Netanyahu, eletto Primo ministro dal 1996 al 1999, ha inaugurato una stagione di violenza senza pari. Nel periodo 2000-2008, detto della Seconda intifada, si contano circa 6400 palestinesi uccisi nella conquista di nuove colonie. Tra la fine del 2008 e l'inizio del 2009 l'operazione terrestre ed aerea detta Piombo Fuso sulla striscia di Gaza conta 1400 vittime palestinesi e 13 israeliani. Il leader di Hamas Khaled Meshaal definì questi anni come la Terza Intifada. E'l'inizio del secondo governo Netanyahu con Lieberman ministro degli esteri. Da allora, aggressioni militari quotidiane fatte di omicidi di massa, arresti di minori, ingerenze negli aiuti umanitari come l'affaire turco Freedom Flottilla, l'embargo, hanno portato all'operazione detta Colonna di nuvole. Dal 14 al 21 novembre 2012 sono stati uccisi circa 180 palestinesi, in maggioranza ragazzi e civili della Striscia. Circa 60 palestinesi resteranno invalidi permanenti. La criminosa gestione del blitz, definita in sede internazionale come “un attacco all'umanità”, ha incrinato i rapporti di Israele con Barack Obama.

"Farò tutto quanto in mio potere per assicurare che essi non arriveranno mai ad uno stato": sono queste le parole di Bennett a riguardo rilasciate al The New Yorker. Prevede di annettere il 60 percento della Cisgiordania, e lasciare città arabe come Ramallah, Nablas, Jenin, all'auto governo sotto la supervisione di Israele. La linea verde che separa i due territori è, a suo dire, priva di significato.
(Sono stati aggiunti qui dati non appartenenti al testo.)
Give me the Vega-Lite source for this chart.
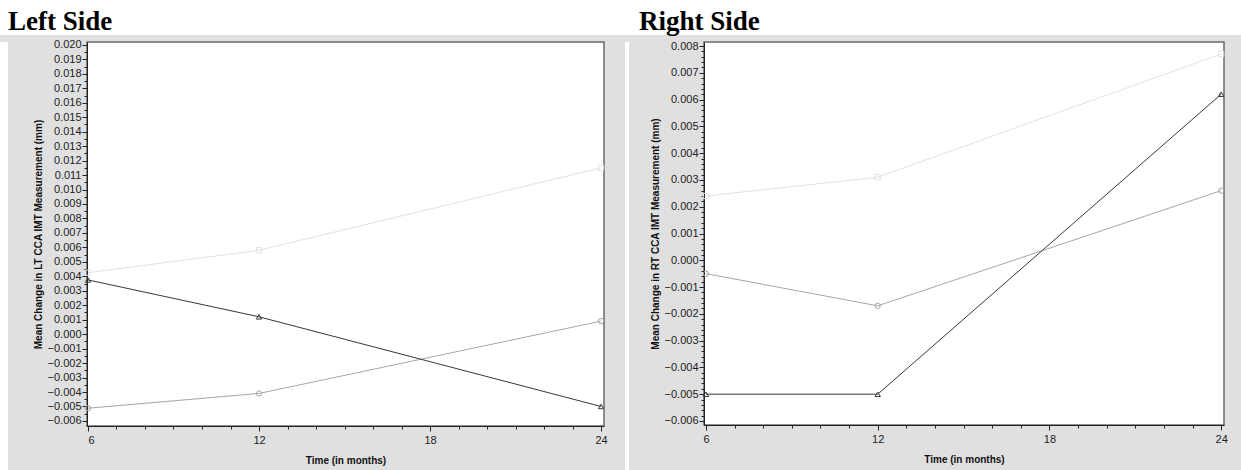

Nel suo secondo mandato Netanyahu ha destabilizzato l'intero Medio Oriente con i suoi posizionamenti nel conflitto in Libia, nella Primavera araba, nei tentativi di colpo di stato in Siria, nell'accerchiamento militare dell'Iran. Già martedi 23 gennaio, all'indomani del voto, il suo pensiero è stato di “impedire all'Iran di dotarsi dell'arma atomica", assieme alla ricerca di una coalizione “più ampia possibile”.

Si apre così una stagione di compromessi per Netanyahu, reduce da una flessione della crescita economica di due punti in due anni. Ha fronteggiato anche una “primavera israeliana”, quando due anni fa 400mila giovani sono scesi in piazza a Tel Aviv contro il caro vita e la disuguaglianza sociale. Per l'Istituto Nazionale delle Assicurazioni, il 24.8% degli israeliani rientra nella soglia di povertà. In più, la Palestina è stata accreditata a fine novembre scorso come stato osservatore all'ONU. I temi sociali ed economici, e non la politica estera, hanno fatto la differenza fra Netanyahu e i suoi concorrenti. I centristi e Bennett hanno intercettato il malcontento sociale, mentre lui ha preferito puntare su un programma ultra liberista e sullo slogan “Un premier forte per una Israele forte”.

Ora, aspettando la nomina dal presidente Shimon Peres con una maggioranza risicata, dovrà dimostrare se è in grado di meritarsi questo titolo.